Fidor was created to meet the needs of the customer, not the bank. This being said, the first thing Fidor did, was to build a community before offering product. Literally, they asked early adaptors and users to form an online community to share ideas, experience and knowledge about finance. And they listened. Fidor Smart Community is a digital message board where users can review products and experiences, offer savings tips and ask questions about personal finance. If the advice is really important, members of the community can “tip” and actually pay someone for the great advice as a way of showing their value of the information.

Insight: Brilliant Market Intelligence

Fidor gains incredible user insight on their products and services so they can identify the things they do well and identify the things they need to improve. This is about as close to a real-time focus group/product test group as you can get.

They also get to see what problems their users have, and most importantly, determine how to create solutions to fix them. They also get textural information on how what members think about bitcoin, alternative payments and other concepts worth exploring to provide growth.

2.Build like an App store and not like a traditional bank.

Instead of being proprietary to the architecture of their processing system, they are the first fully-licensed bank to open their API to customers and partners to help make their system better. Consider this an Elon Musk approach to banking. This allows their users/customers and partners to run platforms for crowd- funding, peer to peer lending, crypto-currencies and the list goes on.

Insight: Collaborate outside of the organization to improve

Allowing many points upon the supply chain to improve the process is difficult, but can be achieved when the user-manual is given to everyone. This allows Fidor to stay true to their four pillars of success:

Integrative

Open

Efficient

Customer centric

3. Mobile is a completely a new platform.

Mobile should be considered a new platform, not an additional marketing channel. According to a recent Acxiom report, 52% of Millennials check their smartphones within five minutes of waking. Mobile interaction is different than any other engagement device we have experienced and it should be treated differently.

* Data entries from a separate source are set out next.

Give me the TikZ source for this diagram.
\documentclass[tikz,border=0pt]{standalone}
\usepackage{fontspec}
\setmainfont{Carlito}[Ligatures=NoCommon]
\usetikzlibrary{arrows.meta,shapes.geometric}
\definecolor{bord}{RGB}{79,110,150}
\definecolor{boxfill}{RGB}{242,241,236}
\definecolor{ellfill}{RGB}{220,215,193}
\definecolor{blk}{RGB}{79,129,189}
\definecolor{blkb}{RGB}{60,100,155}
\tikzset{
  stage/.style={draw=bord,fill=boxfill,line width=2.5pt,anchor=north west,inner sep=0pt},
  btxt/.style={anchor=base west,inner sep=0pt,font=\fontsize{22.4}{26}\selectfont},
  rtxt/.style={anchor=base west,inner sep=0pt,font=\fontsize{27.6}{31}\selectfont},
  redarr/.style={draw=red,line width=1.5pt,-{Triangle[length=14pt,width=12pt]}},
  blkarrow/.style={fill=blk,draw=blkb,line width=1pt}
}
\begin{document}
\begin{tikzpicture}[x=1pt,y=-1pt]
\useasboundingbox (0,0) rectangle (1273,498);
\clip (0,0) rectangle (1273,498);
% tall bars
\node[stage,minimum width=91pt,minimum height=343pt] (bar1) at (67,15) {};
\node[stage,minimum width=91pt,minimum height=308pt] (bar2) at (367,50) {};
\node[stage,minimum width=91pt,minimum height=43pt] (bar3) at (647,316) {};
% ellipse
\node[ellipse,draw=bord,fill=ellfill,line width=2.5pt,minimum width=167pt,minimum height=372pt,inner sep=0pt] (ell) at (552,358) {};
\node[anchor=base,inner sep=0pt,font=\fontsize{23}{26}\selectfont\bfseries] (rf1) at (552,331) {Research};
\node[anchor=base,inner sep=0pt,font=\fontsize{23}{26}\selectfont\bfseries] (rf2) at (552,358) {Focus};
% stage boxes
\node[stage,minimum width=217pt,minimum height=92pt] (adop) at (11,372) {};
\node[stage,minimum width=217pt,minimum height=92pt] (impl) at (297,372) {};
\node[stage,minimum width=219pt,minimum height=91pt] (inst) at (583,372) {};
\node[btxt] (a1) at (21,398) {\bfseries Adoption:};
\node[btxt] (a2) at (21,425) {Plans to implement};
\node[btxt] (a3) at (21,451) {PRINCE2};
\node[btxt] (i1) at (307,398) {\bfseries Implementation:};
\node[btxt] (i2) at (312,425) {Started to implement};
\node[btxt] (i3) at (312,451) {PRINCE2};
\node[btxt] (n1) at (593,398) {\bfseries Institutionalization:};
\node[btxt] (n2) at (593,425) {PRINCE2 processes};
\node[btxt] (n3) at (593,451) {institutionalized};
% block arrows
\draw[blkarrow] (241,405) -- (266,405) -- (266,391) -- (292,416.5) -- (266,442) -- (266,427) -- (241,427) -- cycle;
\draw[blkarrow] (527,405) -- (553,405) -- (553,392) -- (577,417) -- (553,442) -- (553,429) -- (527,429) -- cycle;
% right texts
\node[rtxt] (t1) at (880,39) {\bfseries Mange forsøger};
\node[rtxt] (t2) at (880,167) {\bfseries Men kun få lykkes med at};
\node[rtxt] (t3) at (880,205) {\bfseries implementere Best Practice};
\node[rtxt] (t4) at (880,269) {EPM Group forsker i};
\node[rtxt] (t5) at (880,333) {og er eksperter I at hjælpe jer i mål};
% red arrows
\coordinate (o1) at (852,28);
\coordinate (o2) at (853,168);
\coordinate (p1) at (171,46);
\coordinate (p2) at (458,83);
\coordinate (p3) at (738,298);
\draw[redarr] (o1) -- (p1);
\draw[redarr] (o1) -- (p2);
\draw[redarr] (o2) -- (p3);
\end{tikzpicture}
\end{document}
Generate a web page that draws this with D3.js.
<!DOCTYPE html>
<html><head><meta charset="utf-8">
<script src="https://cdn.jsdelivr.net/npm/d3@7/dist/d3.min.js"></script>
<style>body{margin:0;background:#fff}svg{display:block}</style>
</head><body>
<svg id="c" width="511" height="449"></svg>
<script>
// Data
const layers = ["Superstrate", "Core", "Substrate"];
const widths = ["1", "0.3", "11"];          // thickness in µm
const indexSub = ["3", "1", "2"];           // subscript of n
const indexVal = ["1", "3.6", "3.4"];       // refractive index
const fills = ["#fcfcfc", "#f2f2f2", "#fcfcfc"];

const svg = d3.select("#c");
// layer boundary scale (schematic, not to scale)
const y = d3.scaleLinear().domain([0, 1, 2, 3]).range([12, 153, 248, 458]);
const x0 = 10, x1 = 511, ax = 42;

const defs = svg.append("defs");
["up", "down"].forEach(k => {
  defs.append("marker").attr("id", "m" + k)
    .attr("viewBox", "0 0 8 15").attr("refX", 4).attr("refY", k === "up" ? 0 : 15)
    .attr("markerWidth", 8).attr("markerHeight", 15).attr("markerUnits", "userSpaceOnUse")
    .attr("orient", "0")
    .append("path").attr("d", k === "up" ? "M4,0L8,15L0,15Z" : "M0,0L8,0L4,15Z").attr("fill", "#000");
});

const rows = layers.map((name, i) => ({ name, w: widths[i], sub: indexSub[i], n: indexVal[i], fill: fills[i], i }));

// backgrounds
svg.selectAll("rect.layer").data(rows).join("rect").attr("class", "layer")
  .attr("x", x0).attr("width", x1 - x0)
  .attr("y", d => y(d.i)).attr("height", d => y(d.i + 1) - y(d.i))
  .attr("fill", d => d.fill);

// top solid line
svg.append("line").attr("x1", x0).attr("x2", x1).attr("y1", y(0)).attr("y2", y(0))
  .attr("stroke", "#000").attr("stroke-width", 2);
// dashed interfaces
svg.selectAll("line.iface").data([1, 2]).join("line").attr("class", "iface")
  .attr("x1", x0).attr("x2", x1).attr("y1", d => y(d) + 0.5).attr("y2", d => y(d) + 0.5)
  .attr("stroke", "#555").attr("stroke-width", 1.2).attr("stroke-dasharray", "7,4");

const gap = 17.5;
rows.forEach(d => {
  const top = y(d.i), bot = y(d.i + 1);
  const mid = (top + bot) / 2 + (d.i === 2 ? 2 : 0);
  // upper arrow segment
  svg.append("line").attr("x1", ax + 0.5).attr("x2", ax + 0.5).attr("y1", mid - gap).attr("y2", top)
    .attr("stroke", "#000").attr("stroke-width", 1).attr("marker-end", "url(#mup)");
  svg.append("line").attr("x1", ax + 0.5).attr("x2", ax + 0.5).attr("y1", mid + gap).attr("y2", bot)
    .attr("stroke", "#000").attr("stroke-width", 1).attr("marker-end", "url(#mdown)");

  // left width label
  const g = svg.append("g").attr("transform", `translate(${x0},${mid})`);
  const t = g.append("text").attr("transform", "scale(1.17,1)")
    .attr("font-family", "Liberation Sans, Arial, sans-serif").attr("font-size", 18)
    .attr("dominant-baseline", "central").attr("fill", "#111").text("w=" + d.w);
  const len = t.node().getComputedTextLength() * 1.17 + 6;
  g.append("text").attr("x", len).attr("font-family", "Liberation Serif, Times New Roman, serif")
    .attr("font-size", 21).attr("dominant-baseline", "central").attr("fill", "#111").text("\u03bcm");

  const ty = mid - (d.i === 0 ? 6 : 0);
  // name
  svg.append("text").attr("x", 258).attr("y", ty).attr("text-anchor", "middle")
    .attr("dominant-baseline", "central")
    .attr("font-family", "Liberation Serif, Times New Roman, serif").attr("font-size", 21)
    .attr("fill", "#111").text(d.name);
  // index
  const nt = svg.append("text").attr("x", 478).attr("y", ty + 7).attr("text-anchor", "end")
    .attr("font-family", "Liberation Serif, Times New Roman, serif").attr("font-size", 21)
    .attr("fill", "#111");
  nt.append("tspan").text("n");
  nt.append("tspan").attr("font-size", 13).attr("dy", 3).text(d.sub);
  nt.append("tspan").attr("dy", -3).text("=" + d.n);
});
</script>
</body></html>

Insight: mobile engagement is different, so make it different.

There is much more information that can be collected on a mobile device (location, health, music, push notifications, recent activity, etc). With this kind of interaction data to connect to, the mobile engagement should provide the user an experience similar to other smart phone experiences, not like a physical store or website, because it is much different than that.

While these insights treated individually are not unique in the banking industry, but when they are connected, they create an incredibly unique user experience that provides value by leveraging and embracing its digital components.